Here in Queensland it’s a couple of years since the State finally passed the ‘Deeming Legislation’ providing an automatic acceptance of liability for contributing to a certain range of cancers in firefighters.
It’s an obscenity that emergency workers are still required to fight through the courts for just compensation and support when diagnosed with PTSD. Sufferers are particularly vulnerable within the adversarial court system, and many will be unable to take their case forward. Very much a case of ‘blaming the victim’.
I have colleagues and friends who have been shamed by the system into concealing their condition. The repat system appears to treat defense personnel a little better. It’s time the same services were extended automatically to police and emergency service personnel.
I feel desperately for all workers who suffer PTSD as a consequence of their work environment and it would be natural to conclude that there are many workers today currently suffering PTSD who are still turning up for work and facing extreme pressure from their superiors because they are not coping and their productivity is down. I personally recall former work colleagues who committed suicide as a result of tremendous stress In the workplace resulting in PTSD. Unfortunately the culture of BURN THEM OUT AND KICK THEM OUT AND REPLACE THEM is alive and well and the casualties of this culture are treated with disdain because they are labelled as defective and weak and become totally isolated and ostracised. In many cases their relationships disintegrate and they become separated from their families and find themselves totally alienated from society because they became DAMAGED GOODS as a result of too much exposure to incredible trauma and extreme danger and mind numbing stress and total lack of support from management.

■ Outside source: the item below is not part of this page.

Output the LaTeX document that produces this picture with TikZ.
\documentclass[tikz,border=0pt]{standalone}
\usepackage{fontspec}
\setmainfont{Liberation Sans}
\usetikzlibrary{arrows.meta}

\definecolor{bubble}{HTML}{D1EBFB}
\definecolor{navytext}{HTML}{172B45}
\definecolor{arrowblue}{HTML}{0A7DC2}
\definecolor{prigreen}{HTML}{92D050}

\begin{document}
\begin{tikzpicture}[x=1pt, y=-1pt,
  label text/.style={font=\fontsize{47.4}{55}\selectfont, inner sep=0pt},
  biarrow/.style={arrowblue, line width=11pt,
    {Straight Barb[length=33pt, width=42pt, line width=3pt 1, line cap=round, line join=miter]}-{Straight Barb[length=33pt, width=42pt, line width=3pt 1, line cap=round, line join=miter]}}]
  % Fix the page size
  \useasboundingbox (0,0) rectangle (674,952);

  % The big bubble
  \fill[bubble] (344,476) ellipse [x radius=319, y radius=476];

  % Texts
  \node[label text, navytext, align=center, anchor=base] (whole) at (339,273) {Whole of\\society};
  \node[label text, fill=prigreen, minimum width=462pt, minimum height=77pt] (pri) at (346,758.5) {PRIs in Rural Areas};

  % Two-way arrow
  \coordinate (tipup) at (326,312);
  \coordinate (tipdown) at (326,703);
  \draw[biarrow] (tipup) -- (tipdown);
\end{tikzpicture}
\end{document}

Barron (2010) identified that the ratio of NSWP homicides to work related suicides was 1 : 5 (or 8:41). Placing this in context, the ADF ratio for combat deaths to suicides is 1 : 6 (or 56:373). ADF statistics include personnel who commit suicide after leaving the ADF. Barron could not track retired police. Clearly there is a very real probability that NSWP (and all first responder work related suicides) may be higher than the ADF rate
There is a call for a Royal Commission into ADF PTSD to be deicded after Christmas by the Prime Minister. I would argue that any Royal Commission should be extended to include all first responders, after all the ADF in one view are Australia’s international first responders (AFP national first responders etc.).
By covering up and/or not acting on the impact of mental health within first responder agencies it is my view that first responder agencies will be to PTSD what Jaems Hardie Industries was to asbestos.
I think there is a legal argument supporting this opinion under current WHS legislation which as a criminal code must have greater weight than civil juridistiction case law.
Based on the limited research it can be said that NSWP kill more cops than crooks. The sad thing about this statement is not that it may be true; but there is no evidence to refute the claim.